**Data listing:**
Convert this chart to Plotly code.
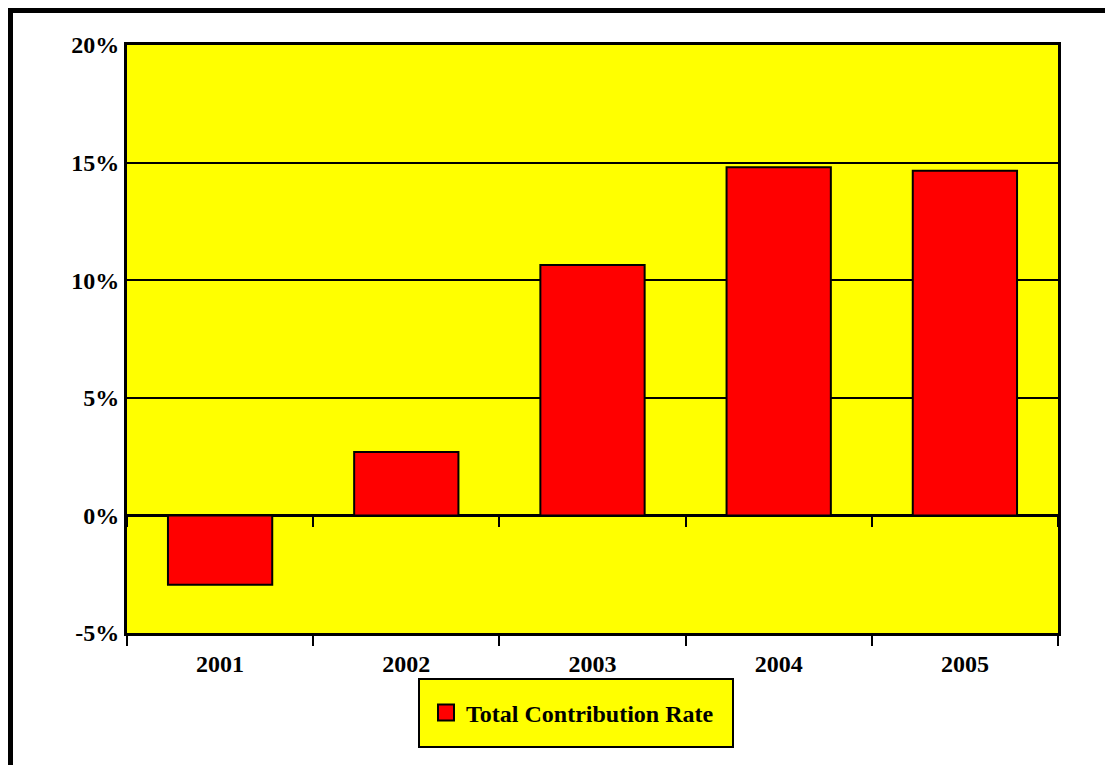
import plotly.graph_objects as go

years = ["2001", "2002", "2003", "2004", "2005"]
rates = [-2.95, 2.7, 10.65, 14.8, 14.65]
y_ticks = [-5, 0, 5, 10, 15, 20]
y_labels = ["-5%", "0%", "5%", "10%", "15%", "20%"]
series_name = "Total Contribution Rate"

OFF = 8  # page body margin
W, H = 1113 - OFF, 765 - OFF
L, R, T, B = 127, 1058, 45, 633  # reference screen coords of plot area
pw, ph = R - L, B - T

def px(x):
    return (x - L) / pw

def py(y):
    return (B - y) / ph

bold = dict(family="Liberation Serif", size=24, color="black", weight="bold")

fig = go.Figure()
fig.add_trace(go.Bar(
    x=years, y=rates, name=series_name, showlegend=False,
    marker=dict(color="#FF0000", line=dict(color="black", width=2)),
))
fig.add_trace(go.Scatter(
    x=years, y=rates, mode="none", xaxis="x2", yaxis="y",
    showlegend=False, hoverinfo="skip",
))
fig.add_trace(go.Scatter(
    x=[None], y=[None], mode="markers", name=series_name,
    marker=dict(symbol="square", size=16, color="#FF0000", line=dict(color="black", width=2)),
))

fig.update_layout(
    width=W, height=H,
    margin=dict(l=L - OFF, r=W - (R - OFF), t=T - OFF, b=H - (B - OFF)),
    paper_bgcolor="white",
    plot_bgcolor="#FFFF00",
    bargap=0.44,
    font=bold,
    showlegend=True,
    legend=dict(
        orientation="h", x=px(426), xanchor="left", y=py(713), yanchor="middle",
        bgcolor="rgba(0,0,0,0)", borderwidth=0,
        font=bold, itemwidth=30,
    ),
    xaxis=dict(
        type="category", categoryorder="array", categoryarray=years,
        range=[-0.5, 4.5],
        showline=True, linecolor="black", linewidth=3, mirror=True,
        ticks="outside", tickson="boundaries", ticklen=10, tickwidth=2, tickcolor="black",
        showgrid=False, ticklabelstandoff=7,
        tickfont=bold,
    ),
    xaxis2=dict(
        type="category", categoryorder="array", categoryarray=years,
        overlaying="x", matches="x", anchor="free", position=py(516), side="bottom",
        showline=False, showgrid=False, showticklabels=False,
        ticks="outside", tickson="boundaries", ticklen=10, tickwidth=2, tickcolor="black",
        range=[-0.5, 4.5],
    ),
    yaxis=dict(
        range=[-5, 20], tickvals=y_ticks, ticktext=y_labels,
        showline=True, linecolor="black", linewidth=3, mirror=True,
        showgrid=True, gridcolor="black", gridwidth=2,
        zeroline=True, zerolinecolor="black", zerolinewidth=3,
        ticks="", ticklabelstandoff=0,
        tickfont=bold,
    ),
    shapes=[
        dict(type="rect", xref="paper", yref="paper",
             x0=px(10), x1=px(1140), y0=py(800), y1=py(10),
             line=dict(color="black", width=6), fillcolor="rgba(0,0,0,0)", layer="below"),
        dict(type="rect", xref="paper", yref="paper",
             x0=px(419), x1=px(733), y0=py(747), y1=py(679),
             line=dict(color="black", width=2), fillcolor="#FFFF00", layer="below"),
    ],
)

fig.write_html("out.html")
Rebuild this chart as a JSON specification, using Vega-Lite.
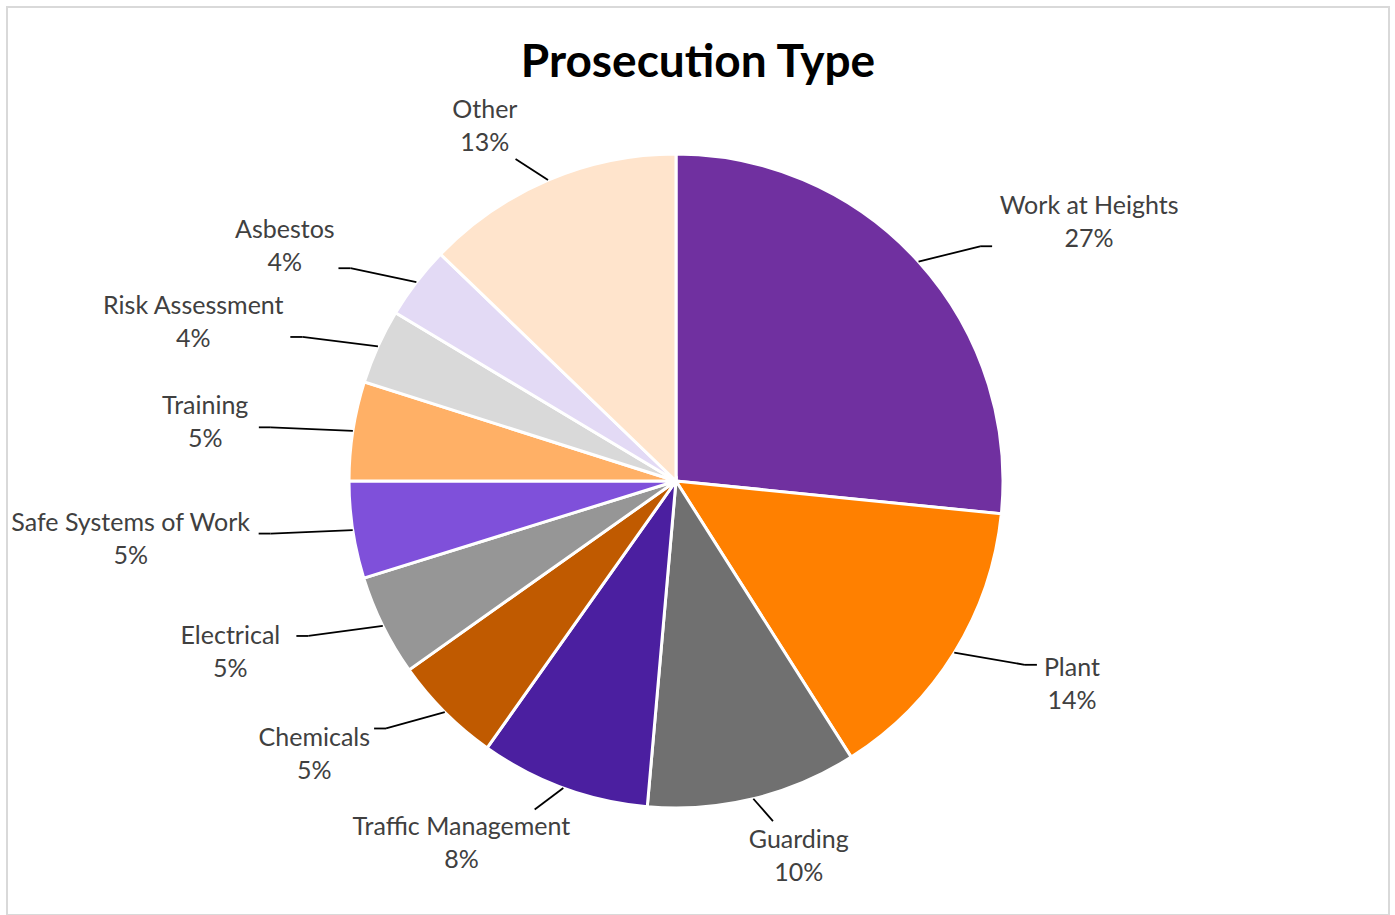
{
  "$schema": "https://vega.github.io/schema/vega-lite/v6.json",
  "width": 1382,
  "height": 908,
  "autosize": {"type": "none"},
  "padding": {"left": 7, "top": 7, "right": 6, "bottom": 0},
  "background": "white",
  "config": {"view": {"stroke": "#d9d9d9", "strokeWidth": 2}},
  "title": {"text": "Prosecution Type", "font": "Lato", "fontSize": 46, "fontWeight": "bold", "color": "#000000", "offset": -80, "anchor": "middle"},
  "params": [
    {"name": "R", "value": 327},
    {"name": "RAX", "value": 410},
    {"name": "RAY", "value": 350}
  ],
  "data": {
    "values": [
      {"order": 1, "category": "Work at Heights", "value": 26.6},
      {"order": 2, "category": "Plant", "value": 14.4},
      {"order": 3, "category": "Guarding", "value": 10.4},
      {"order": 4, "category": "Traffic Management", "value": 8.4},
      {"order": 5, "category": "Chemicals", "value": 5.4},
      {"order": 6, "category": "Electrical", "value": 5.0},
      {"order": 7, "category": "Safe Systems of Work", "value": 4.8},
      {"order": 8, "category": "Training", "value": 4.9},
      {"order": 9, "category": "Risk Assessment", "value": 3.7},
      {"order": 10, "category": "Asbestos", "value": 3.6},
      {"order": 11, "category": "Other", "value": 12.8}
    ]
  },
  "transform": [
    {"joinaggregate": [{"op": "sum", "field": "value", "as": "total"}]},
    {"window": [{"op": "sum", "field": "value", "as": "cum"}], "sort": [{"field": "order", "order": "ascending"}], "frame": [null, 0]},
    {"calculate": "(datum.cum - datum.value / 2) / datum.total * 2 * PI", "as": "mid"},
    {"calculate": "format(datum.value / datum.total, '.0%')", "as": "pct"},
    {"calculate": "sin(datum.mid) >= 0 ? 1 : -1", "as": "side"},
    {"calculate": "R * sin(datum.mid)", "as": "ex"},
    {"calculate": "R * cos(datum.mid)", "as": "ey"},
    {"calculate": "RAX * sin(datum.mid)", "as": "ax"},
    {"calculate": "RAY * cos(datum.mid)", "as": "ay"},
    {"calculate": "datum.ax + datum.side * 12", "as": "sx"},
    {"calculate": "length(datum.category) * 6.2", "as": "halfW"},
    {"calculate": "datum.ax + datum.side * (datum.halfW + 16) * min(1, abs(sin(datum.mid)) / 0.6)", "as": "lx"},
    {"calculate": "datum.ay + cos(datum.mid) * 36", "as": "ly"}
  ],
  "encoding": {
    "x": {"type": "quantitative", "scale": {"domain": [-669, 713]}, "axis": null},
    "y": {"type": "quantitative", "scale": {"domain": [-434, 474]}, "axis": null}
  },
  "layer": [
    {
      "mark": {"type": "arc", "outerRadius": 327, "stroke": "white", "strokeWidth": 3},
      "encoding": {
        "x": {"datum": 0, "type": "quantitative", "scale": {"domain": [-669, 713]}, "axis": null},
        "y": {"datum": 0, "type": "quantitative", "scale": {"domain": [-434, 474]}, "axis": null},
        "theta": {"field": "value", "type": "quantitative", "stack": true},
        "order": {"field": "order", "type": "quantitative"},
        "color": {
          "field": "category",
          "type": "nominal",
          "legend": null,
          "scale": {
            "domain": ["Work at Heights", "Plant", "Guarding", "Traffic Management", "Chemicals", "Electrical", "Safe Systems of Work", "Training", "Risk Assessment", "Asbestos", "Other"],
            "range": ["#7030A0", "#FF8000", "#707070", "#4B1FA0", "#C05A00", "#969696", "#7F50DA", "#FFB066", "#D9D9D9", "#E3DAF5", "#FFE4CC"]
          }
        }
      }
    },
    {
      "mark": {"type": "rule", "color": "#000000", "strokeWidth": 1.8},
      "encoding": {
        "x": {"field": "ex", "type": "quantitative"},
        "y": {"field": "ey", "type": "quantitative"},
        "x2": {"field": "ax"},
        "y2": {"field": "ay"}
      }
    },
    {
      "transform": [{"filter": "abs(sin(datum.mid)) > 0.6"}],
      "mark": {"type": "rule", "color": "#000000", "strokeWidth": 1.8},
      "encoding": {
        "x": {"field": "ax", "type": "quantitative"},
        "y": {"field": "ay", "type": "quantitative"},
        "x2": {"field": "sx"},
        "y2": {"field": "ay"}
      }
    },
    {
      "mark": {"type": "text", "font": "Lato", "fontSize": 25, "color": "#404040", "align": "center", "baseline": "middle", "dy": -16},
      "encoding": {
        "x": {"field": "lx", "type": "quantitative"},
        "y": {"field": "ly", "type": "quantitative"},
        "text": {"field": "category", "type": "nominal"}
      }
    },
    {
      "mark": {"type": "text", "font": "Lato", "fontSize": 25, "color": "#404040", "align": "center", "baseline": "middle", "dy": 17},
      "encoding": {
        "x": {"field": "lx", "type": "quantitative"},
        "y": {"field": "ly", "type": "quantitative"},
        "text": {"field": "pct", "type": "nominal"}
      }
    }
  ]
}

**OBJECTIVE:**
Scan the records above, count the lines with "this" in them, and give only the number.

**THE SOLUTION:**
2